Fourth in a series of videos focused around quality investing themes, produced by Vontobel Asset Management’s Quality Growth Boutique, subadviser to the Virtus Vontobel Funds.
Don’t expect the worst but prepare for it. Vontobel Quality Growth Boutique seeks to provide defensive performance during bad times and attractive returns in good times. CIO Matt Benkendorf explains what taking measured risk means for its portfolios.
So now as we move into 2023, we're likely to see broader weakness across large industries and sectors. The more narrow subsegment of quality companies will certainly be more resilient relative to those.
A quality portfolio has certain construction characteristics that are consistent over long periods of time. For Vontobel Quality, that's often investing in certain sectors and not investing in certain other sectors.
We typically have long-term strong positions in areas like consumer staples, healthcare, high-quality tech businesses, often some narrower high-quality companies in the consumer discretionary space, or in some industrials that are not cyclical in nature, but more predictable in the underlying business model that they have. This is often what makes our portfolios look a bit different than our benchmark and peers.
Also, when you look at our characteristics, you tend to see much less earnings dispersion over time, or very low volatility in the earnings streams of our companies, which filters through into lower earnings volatility or investment returns in our portfolio. These are the defining characteristics of our style.
There's an old saying that the best offense is good defense. At the end of the day, what we want to be is in very defensive, durable businesses, but businesses that are still growing. We don’t believe we want to just hunker down. Investing is an optimist’s game over the long term. It's a business of taking risk for long-term returns.
But it doesn't mean that you shouldn't take careful, measured risk. We believe if you invest in quality companies, you're able to have your cake and eat it too, as they say. You can own defensive, durable businesses that will protect you and allow you to sleep well at night. But you won't sacrifice the upside because you can also own quality businesses that are compounding their underlying earnings at a high rate of return.

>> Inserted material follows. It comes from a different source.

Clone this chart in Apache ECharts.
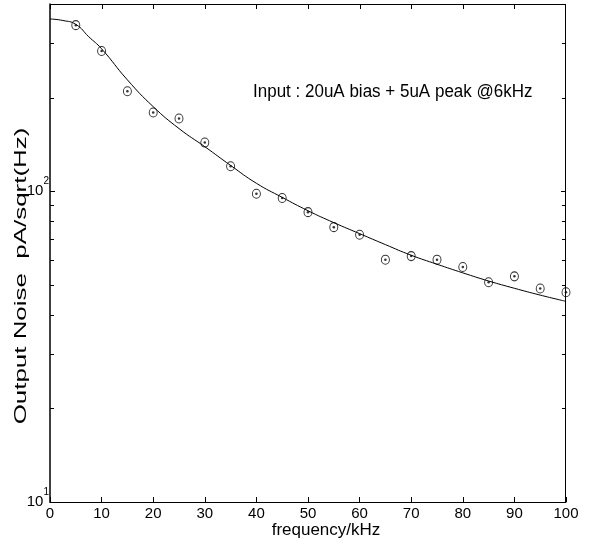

And that's what your portfolio returns will tend to cluster around over time. So, portfolio returns can be durable and defensive during bad times but also compound at an attractive rate through good times, and that's the careful balance you want to strike.
The commentary is the opinion of Vontobel Asset Management. This material has been prepared using sources of information generally believed to be reliable; however, its accuracy is not guaranteed. Opinions represented are subject to change and should not be considered investment advice or an offer of securities.
Past performance is no guarantee of future results.
All investments carry a certain degree of risk, including possible loss of principal.